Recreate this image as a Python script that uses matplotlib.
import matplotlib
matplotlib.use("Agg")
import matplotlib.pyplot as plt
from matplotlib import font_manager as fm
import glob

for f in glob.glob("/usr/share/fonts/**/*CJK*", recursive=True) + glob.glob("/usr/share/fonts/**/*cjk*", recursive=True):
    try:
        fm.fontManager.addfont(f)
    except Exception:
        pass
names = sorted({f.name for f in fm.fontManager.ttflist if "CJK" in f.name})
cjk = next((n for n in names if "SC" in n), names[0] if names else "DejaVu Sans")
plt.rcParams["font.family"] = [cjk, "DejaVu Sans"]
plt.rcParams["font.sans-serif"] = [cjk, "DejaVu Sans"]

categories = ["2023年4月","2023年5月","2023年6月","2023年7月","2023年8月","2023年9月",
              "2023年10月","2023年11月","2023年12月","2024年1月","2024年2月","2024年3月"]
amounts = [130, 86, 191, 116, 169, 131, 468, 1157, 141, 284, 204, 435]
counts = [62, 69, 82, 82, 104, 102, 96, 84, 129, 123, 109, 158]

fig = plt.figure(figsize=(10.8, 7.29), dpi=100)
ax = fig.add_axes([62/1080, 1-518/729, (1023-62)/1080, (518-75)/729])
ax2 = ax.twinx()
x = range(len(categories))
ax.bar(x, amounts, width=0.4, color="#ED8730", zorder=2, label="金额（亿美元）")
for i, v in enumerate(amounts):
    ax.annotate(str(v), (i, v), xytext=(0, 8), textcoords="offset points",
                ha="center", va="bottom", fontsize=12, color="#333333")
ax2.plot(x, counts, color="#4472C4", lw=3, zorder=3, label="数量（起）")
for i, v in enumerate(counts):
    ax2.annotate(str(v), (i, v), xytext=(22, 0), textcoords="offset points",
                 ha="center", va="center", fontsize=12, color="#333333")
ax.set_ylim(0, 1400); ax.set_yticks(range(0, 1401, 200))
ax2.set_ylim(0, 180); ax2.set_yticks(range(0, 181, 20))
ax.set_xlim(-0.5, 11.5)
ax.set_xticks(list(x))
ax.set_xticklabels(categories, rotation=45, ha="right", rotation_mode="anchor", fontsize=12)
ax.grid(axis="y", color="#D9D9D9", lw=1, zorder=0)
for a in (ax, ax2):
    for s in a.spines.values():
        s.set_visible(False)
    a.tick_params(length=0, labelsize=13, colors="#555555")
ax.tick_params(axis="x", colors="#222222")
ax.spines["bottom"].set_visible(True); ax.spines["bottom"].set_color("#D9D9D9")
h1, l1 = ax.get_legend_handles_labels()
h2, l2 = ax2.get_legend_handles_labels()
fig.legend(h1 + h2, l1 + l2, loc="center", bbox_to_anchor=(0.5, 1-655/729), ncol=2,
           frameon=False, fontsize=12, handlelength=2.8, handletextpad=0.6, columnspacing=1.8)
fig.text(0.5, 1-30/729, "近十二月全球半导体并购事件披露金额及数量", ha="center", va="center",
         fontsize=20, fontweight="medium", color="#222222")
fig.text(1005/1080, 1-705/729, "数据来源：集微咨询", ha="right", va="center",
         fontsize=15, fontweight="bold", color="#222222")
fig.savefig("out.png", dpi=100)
━━━━━━━━━━━━━━━━━━━━
To be done
Copy out only the lines running from the beginning of the data to the line with "123, 109, 158]", both ends included.

Output of the exercise
Recreate this image as a Python script that uses matplotlib.
import matplotlib
matplotlib.use("Agg")
import matplotlib.pyplot as plt
from matplotlib import font_manager as fm
import glob

for f in glob.glob("/usr/share/fonts/**/*CJK*", recursive=True) + glob.glob("/usr/share/fonts/**/*cjk*", recursive=True):
    try:
        fm.fontManager.addfont(f)
    except Exception:
        pass
names = sorted({f.name for f in fm.fontManager.ttflist if "CJK" in f.name})
cjk = next((n for n in names if "SC" in n), names[0] if names else "DejaVu Sans")
plt.rcParams["font.family"] = [cjk, "DejaVu Sans"]
plt.rcParams["font.sans-serif"] = [cjk, "DejaVu Sans"]

categories = ["2023年4月","2023年5月","2023年6月","2023年7月","2023年8月","2023年9月",
              "2023年10月","2023年11月","2023年12月","2024年1月","2024年2月","2024年3月"]
amounts = [130, 86, 191, 116, 169, 131, 468, 1157, 141, 284, 204, 435]
counts = [62, 69, 82, 82, 104, 102, 96, 84, 129, 123, 109, 158]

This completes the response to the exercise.